== TASK BRIEF ==
Keep pictures out. Copy exactly the lines from the one containing "Clone this chart in matplotlib." to the one containing "-29.8, -37.2, -41.8]", endpoints included.

== DATA ROWS ==

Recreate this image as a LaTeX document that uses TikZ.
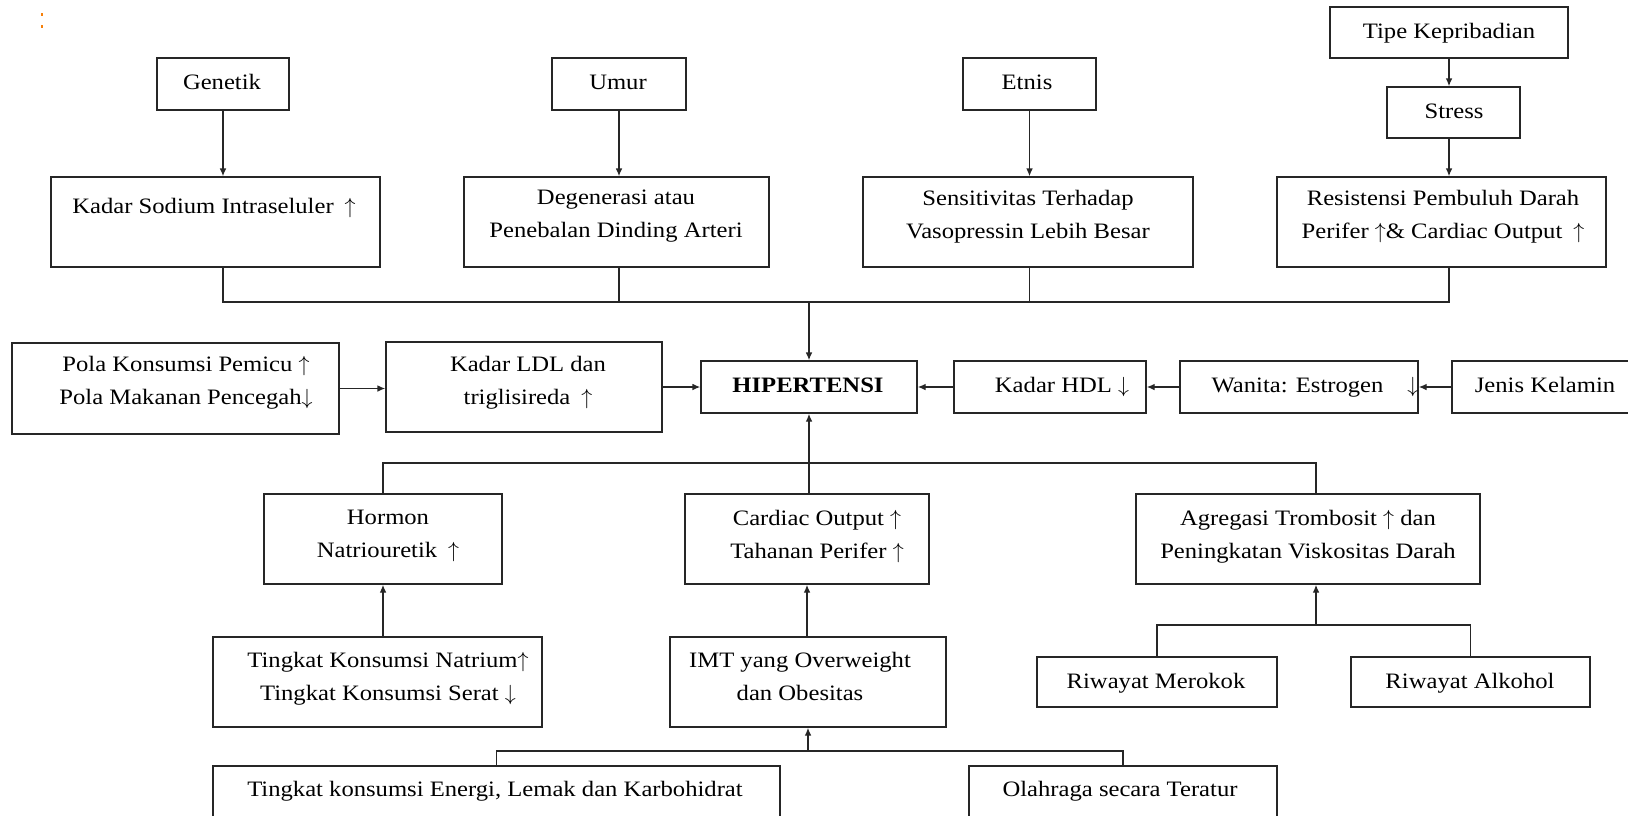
\documentclass[tikz,border=0pt]{standalone}
\usepackage{fontspec}
\setmainfont{Liberation Serif}[FakeStretch=1.12]
\usetikzlibrary{arrows.meta,fit}
\newcommand{\myup}{$\uparrow$}
\newcommand{\mydn}{$\downarrow$}
\begin{document}
\begin{tikzpicture}[x=0.5pt,y=-0.5pt,
  bx/.style={draw=black!85, line width=0.7pt, inner sep=0pt},
  txt/.style={inner sep=0pt, align=center, anchor=north,
    font=\fontsize{11}{16.2}\selectfont, execute at begin node=\strut},
  ln/.style={draw=black!85, line width=0.7pt},
  arr/.style={ln, -{Latex[length=4pt,width=3.4pt]}}]
\useasboundingbox (0,0) rectangle (1628,815);
\clip (0,0) rectangle (1628,815);
% tiny marks top-left
\fill[orange!85!brown] (41,13) rectangle (43,16);
\fill[orange!85!brown] (41,25) rectangle (43,28);
% boxes
\node[bx, fit={(157,58) (289,110)}] (gen) {};
\node[bx, fit={(552,58) (686,110)}] (umur) {};
\node[bx, fit={(963,58) (1096,110)}] (etnis) {};
\node[bx, fit={(1330,7) (1568,58)}] (tipe) {};
\node[bx, fit={(1387,87) (1520,138)}] (stress) {};
\node[bx, fit={(51,177) (380,267)}] (sod) {};
\node[bx, fit={(464,177) (769,267)}] (deg) {};
\node[bx, fit={(863,177) (1193,267)}] (sens) {};
\node[bx, fit={(1277,177) (1606,267)}] (res) {};
\node[bx, fit={(701,361) (917,413)}] (hip) {};
\node[bx, fit={(12,343) (339,434)}] (pola) {};
\node[bx, fit={(386,342) (662,432)}] (ldl) {};
\node[bx, fit={(954,361) (1146,413)}] (hdl) {};
\node[bx, fit={(1180,361) (1418,413)}] (wan) {};
\node[bx, fit={(1452,361) (1645,413)}] (jen) {};
\node[bx, fit={(264,494) (502,584)}] (horm) {};
\node[bx, fit={(685,494) (929,584)}] (card) {};
\node[bx, fit={(1136,494) (1480,584)}] (agr) {};
\node[bx, fit={(213,637) (542,727)}] (nat) {};
\node[bx, fit={(670,637) (946,727)}] (imt) {};
\node[bx, fit={(1037,657) (1277,707)}] (mer) {};
\node[bx, fit={(1351,657) (1590,707)}] (alk) {};
\node[bx, fit={(213,766) (780,840)}] (ener) {};
\node[bx, fit={(969,766) (1277,840)}] (ola) {};
% texts (single line)
\node[txt] (tgen) at (222,66) {Genetik};
\node[txt] (tumur) at (618,66) {Umur};
\node[txt] (tetnis) at (1027,66) {Etnis};
\node[txt] (ttipe) at (1449,15) {Tipe Kepribadian};
\node[txt] (tstress) at (1454,95) {Stress};
\node[txt] (thip) at (808,369) {\textbf{HIPERTENSI}};
\node[txt] (thdl) at (1062,369) {Kadar HDL \mydn};
\node[txt] (twan) at (1315,369) {Wanita: Estrogen\hspace{12pt}\mydn};
\node[txt] (tjen) at (1545,369) {Jenis Kelamin};
\node[txt] (tmer) at (1156,665) {Riwayat Merokok};
\node[txt] (talk) at (1470,665) {Riwayat Alkohol};
% texts (top-aligned in tall boxes)
\node[txt] (tsod) at (214,190) {Kadar Sodium Intraseluler\enspace\myup};
\node[txt] (tdeg) at (616,190) {Degenerasi atau\\Penebalan Dinding Arteri};
\node[txt] (tsens) at (1028,190) {Sensitivitas Terhadap\\Vasopressin Lebih Besar};
\node[txt] (tres) at (1443,190) {Resistensi Pembuluh Darah\\Perifer \myup\& Cardiac Output\enspace\myup};
\node[txt] (tpola) at (186,356) {Pola Konsumsi Pemicu \myup\\Pola Makanan Pencegah\mydn};
\node[txt] (tldl) at (528,356) {Kadar LDL dan\\triglisireda\enspace\myup};
\node[txt] (thorm) at (388,510) {Hormon\\Natriouretik\enspace\myup};
\node[txt] (tcard) at (817,510) {Cardiac Output \myup\\Tahanan Perifer \myup};
\node[txt] (tagr) at (1308,510) {Agregasi Trombosit \myup\ dan\\Peningkatan Viskositas Darah};
\node[txt] (tnat) at (388,652) {Tingkat Konsumsi Natrium\myup\\Tingkat Konsumsi Serat \mydn};
\node[txt] (timt) at (800,652) {IMT yang Overweight\\dan Obesitas};
\node[txt] (tener) at (495,773) {Tingkat konsumsi Energi, Lemak dan Karbohidrat};
\node[txt] (tola) at (1120,773) {Olahraga secara Teratur};
% bus coordinates
\coordinate (busT) at (812,302);
\coordinate (busM) at (812,463);
\coordinate (busR) at (1316,625);
\coordinate (busB) at (812,751);
% top arrows
\draw[arr] (gen.south) -- (gen.south |- sod.north);
\draw[arr] (umur.south) -- (umur.south |- deg.north);
\draw[arr] (etnis.south) -- (etnis.south |- sens.north);
\draw[arr] (tipe.south) -- (tipe.south |- stress.north);
\draw[arr] (tipe.south |- stress.south) -- (tipe.south |- res.north);
% top bus
\draw[ln] (gen.south |- sod.south) -- (gen.south |- busT) -- (tipe.south |- busT) -- (tipe.south |- res.south);
\draw[ln] (umur.south |- deg.south) -- (umur.south |- busT);
\draw[ln] (etnis.south |- sens.south) -- (etnis.south |- busT);
\draw[arr] (hip.north |- busT) -- (hip.north);
% horizontal chain
\draw[arr] (pola.east) -- (pola.east -| ldl.west);
\draw[arr] (ldl.east) -- (ldl.east -| hip.west);
\draw[arr] (hdl.west) -- (hdl.west -| hip.east);
\draw[arr] (wan.west) -- (wan.west -| hdl.east);
\draw[arr] (jen.west |- wan.east) -- (wan.east);
% middle bus
\draw[ln] (horm.north) -- (horm.north |- busM) -- (busR |- busM) -- (busR |- agr.north);
\draw[arr] (hip.south |- card.north) -- (hip.south);
% lower arrows
\draw[arr] (horm.south |- nat.north) -- (horm.south);
\draw[arr] (card.south |- imt.north) -- (card.south);
\draw[ln] (mer.north) -- (mer.north |- busR) -- (alk.north |- busR) -- (alk.north);
\draw[arr] (busR) -- (busR |- agr.south);
\draw[ln] (ener.north) -- (ener.north |- busB) -- (ola.north |- busB) -- (ola.north);
\draw[arr] (imt.south |- busB) -- (imt.south);
\end{tikzpicture}
\end{document}
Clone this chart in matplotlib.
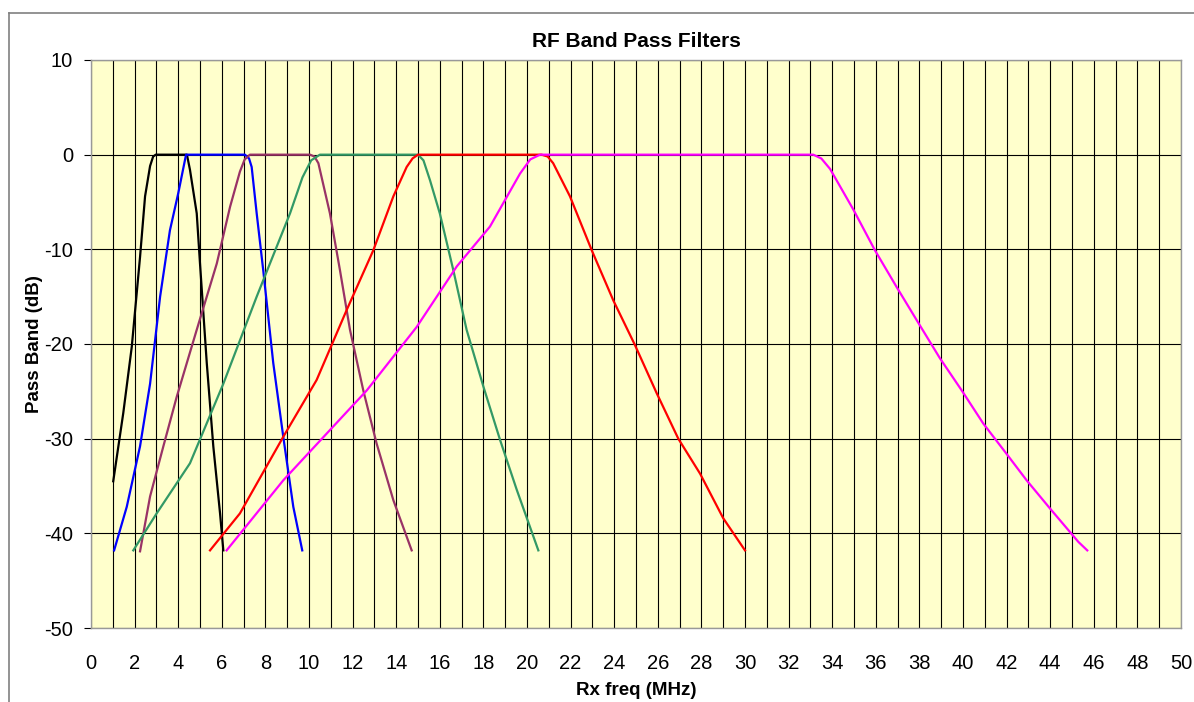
import matplotlib
matplotlib.use('Agg')
import matplotlib.pyplot as plt
from matplotlib.lines import Line2D

plt.rcParams['font.family'] = ['Liberation Sans', 'DejaVu Sans']
plt.rcParams['axes.unicode_minus'] = False

# filter responses (MHz, dB)
f1_x = [1.02, 1.48, 1.87, 2.25, 2.48, 2.71, 2.85, 2.97, 4.4, 4.54, 4.85, 5.0, 5.31, 5.61, 5.92, 6.07]
f1_y = [-34.5, -27.3, -20.3, -10.8, -4.4, -1.2, -0.2, 0, 0, -1.6, -6.2, -11.5, -22.0, -30.8, -37.9, -41.8]

f2_x = [1.06, 1.64, 2.25, 2.71, 3.17, 3.62, 4.0, 4.36, 7.06, 7.25, 7.37, 7.6, 7.9, 8.36, 8.82, 9.28, 9.69]
f2_y = [-41.8, -37.2, -30.8, -24.2, -15.0, -8.0, -4.1, 0, 0, -0.4, -1.3, -6.2, -12.2, -22.0, -29.8, -37.2, -41.8]

f3_x = [2.25, 2.71, 3.32, 3.93, 4.85, 5.77, 6.38, 6.83, 7.05, 7.29, 10.05, 10.25, 10.43, 10.96, 11.42, 11.88, 12.49, 13.1, 13.87, 14.71]
f3_y = [-41.9, -36.1, -30.8, -25.6, -18.5, -11.5, -5.5, -1.8, -0.5, 0, 0, -0.2, -0.9, -6.2, -12.2, -18.5, -24.9, -30.5, -36.5, -41.8]

f4_x = [1.94, 3.01, 4.54, 6.07, 7.6, 9.13, 9.7, 10.1, 10.5, 15.0, 15.25, 15.55, 16.0, 16.62, 17.23, 18.0, 18.76, 19.53, 20.52]
f4_y = [-41.8, -37.9, -32.6, -24.2, -15.0, -6.2, -2.4, -0.6, 0, 0, -0.6, -2.7, -6.2, -12.2, -18.5, -24.5, -30.1, -35.4, -41.8]

f5_x = [5.46, 6.83, 8.82, 10.35, 11.73, 12.95, 13.87, 14.48, 14.75, 15.0, 20.67, 20.95, 21.2, 21.97, 22.97, 23.96, 24.95, 25.95, 26.94, 27.94, 29.0, 30.0]
f5_y = [-41.8, -37.9, -29.8, -23.8, -16.4, -10.1, -4.4, -1.3, -0.4, 0, 0, -0.2, -0.9, -4.4, -10.1, -15.4, -20.1, -25.2, -30.0, -33.7, -38.4, -41.8]

f6_x = [6.22, 8.82, 12.65, 14.94, 16.78, 18.3, 19.68, 20.15, 20.6, 33.13, 33.5, 33.9, 34.97, 35.96, 36.96, 37.96, 38.94, 39.94, 40.93, 41.93, 42.92, 44.0, 45.29, 45.7]
f6_y = [-41.8, -34.4, -24.9, -18.2, -11.8, -7.6, -2.0, -0.5, 0, 0, -0.4, -1.5, -5.8, -10.1, -14.0, -17.8, -21.5, -24.9, -28.4, -31.4, -34.4, -37.4, -40.9, -41.8]

series = [(f1_x, f1_y, 'black'), (f2_x, f2_y, '#0000FF'), (f3_x, f3_y, '#993366'),
          (f4_x, f4_y, '#339966'), (f5_x, f5_y, '#FF0000'), (f6_x, f6_y, '#FF00FF')]

W, H = 1194, 702
fig = plt.figure(figsize=(W / 100, H / 100), dpi=100)
ax = fig.add_axes([91 / W, 1 - 628 / H, 1090 / W, 568 / H])
ax.set_facecolor('#FFFFCC')

for x, y, c in series:
    ax.plot(x, y, color=c, lw=1.6, zorder=3, solid_joinstyle='round')

ax.set_xlim(0, 50)
ax.set_ylim(-50, 10)
ax.set_xticks(range(0, 51, 2))
ax.set_xticks(range(0, 51, 1), minor=True)
ax.set_yticks(range(-50, 11, 10))
ax.grid(True, which='both', axis='x', color='black', lw=0.8)
ax.grid(True, which='major', axis='y', color='black', lw=0.8)
ax.tick_params(axis='x', which='both', length=0, pad=19, labelsize=14.5)
ax.tick_params(axis='y', length=5, width=0.8, pad=8, labelsize=14.5)
for s in ax.spines.values():
    s.set_color('#999999')
    s.set_linewidth(1.0)

ax.set_title('RF Band Pass Filters', fontsize=15, fontweight='bold', pad=9)
ax.set_xlabel('Rx freq (MHz)', fontsize=13.5, fontweight='bold', labelpad=6)
ax.set_ylabel('Pass Band (dB)', fontsize=13.5, fontweight='bold', labelpad=1)

# chart area border (left and top visible)
fig.add_artist(Line2D([9 / W, 9 / W], [0, 1 - 13 / H], color='#808080', lw=1.2))
fig.add_artist(Line2D([9 / W, 1], [1 - 13 / H, 1 - 13 / H], color='#808080', lw=1.2))

fig.savefig('out.png', dpi=100)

== WORKED SOLUTION ==
Clone this chart in matplotlib.
import matplotlib
matplotlib.use('Agg')
import matplotlib.pyplot as plt
from matplotlib.lines import Line2D

plt.rcParams['font.family'] = ['Liberation Sans', 'DejaVu Sans']
plt.rcParams['axes.unicode_minus'] = False

# filter responses (MHz, dB)
f1_x = [1.02, 1.48, 1.87, 2.25, 2.48, 2.71, 2.85, 2.97, 4.4, 4.54, 4.85, 5.0, 5.31, 5.61, 5.92, 6.07]
f1_y = [-34.5, -27.3, -20.3, -10.8, -4.4, -1.2, -0.2, 0, 0, -1.6, -6.2, -11.5, -22.0, -30.8, -37.9, -41.8]

f2_x = [1.06, 1.64, 2.25, 2.71, 3.17, 3.62, 4.0, 4.36, 7.06, 7.25, 7.37, 7.6, 7.9, 8.36, 8.82, 9.28, 9.69]
f2_y = [-41.8, -37.2, -30.8, -24.2, -15.0, -8.0, -4.1, 0, 0, -0.4, -1.3, -6.2, -12.2, -22.0, -29.8, -37.2, -41.8]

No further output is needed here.